Sarà che il monologo di Benigni mi ha solleticato certe corde, sarà che ieri con un amico si parlava dell'esigenza di alcuni di noi, scrivendo, di geolocalizzarsi, di evocare sempre e per sempre le proprie radici, sarà che il clima chiama un ricco brodo per tortellini, oggi mi è venuto da pensare alla "minestra riscaldata", a quell'accostamento svilente che usa alla quieta ( chi può dirlo), confortante, routine sessuale di coppia, dove routine può anche essere altro, moltro altro che ripetizione, può certamente sottintendere assiduità di incontri sotto o sopra o di fianco alle coltri, pluriennale, nel segno di un desiderio non sopibile.
E ho capito perché la prospettiva di una carnalità alla "minestra riscaldata" non mi ha mai spaventato.

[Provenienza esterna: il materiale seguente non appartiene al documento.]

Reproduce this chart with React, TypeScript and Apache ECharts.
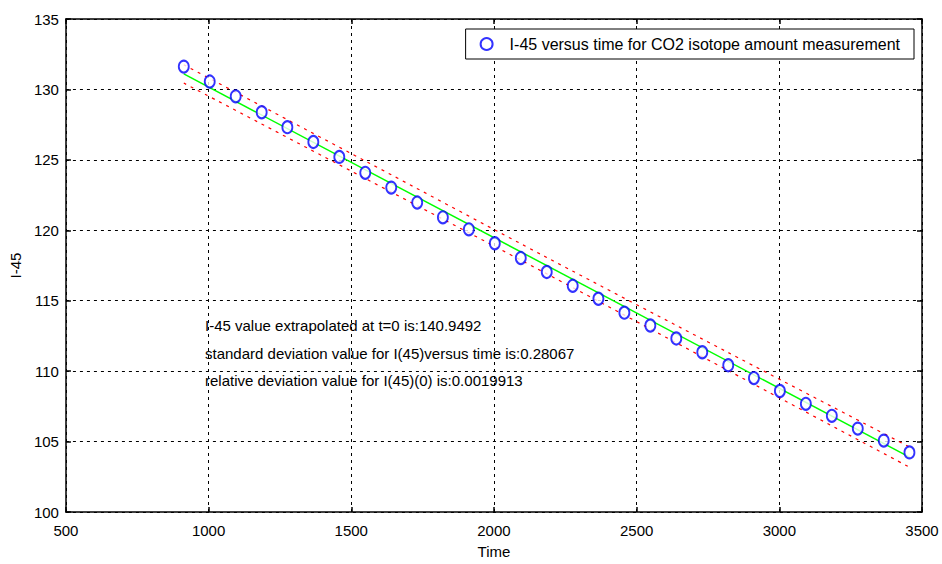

Sono del sud. Da noi minestra è pietanza impossibile, sconosciuta, non praticata. Noi non abbiamo la minestra di fagioli, di ceci, cavolo, di patate. Non coniughiamo, noi, legumi e ortaggi con la pasta, annegandoli in un contesto di acqua, condito con un saggio, ma timido equilibrio, attenti a lasciare ai nubendi un residuo di indipendenza.
Noi facciamo a' pasta 'e fasul', a' past' 'e ciciri, a' past' e cavuliciur', 'a past' 'e patan'. Li leghiamo insieme, i due ingredienti, li azzecchiamo, anzi, dopo averli unti e bisunti, perché non si capisca più dove finisce l'uno e comincia l'altro. E se quello che nasce da questo matrimonio è inebriante per i sensi così, fumante e piccante di peperoncino, appena cucinato, provate ad immaginare che pornografia possa essere, abbruscato in padella, il giorno dopo.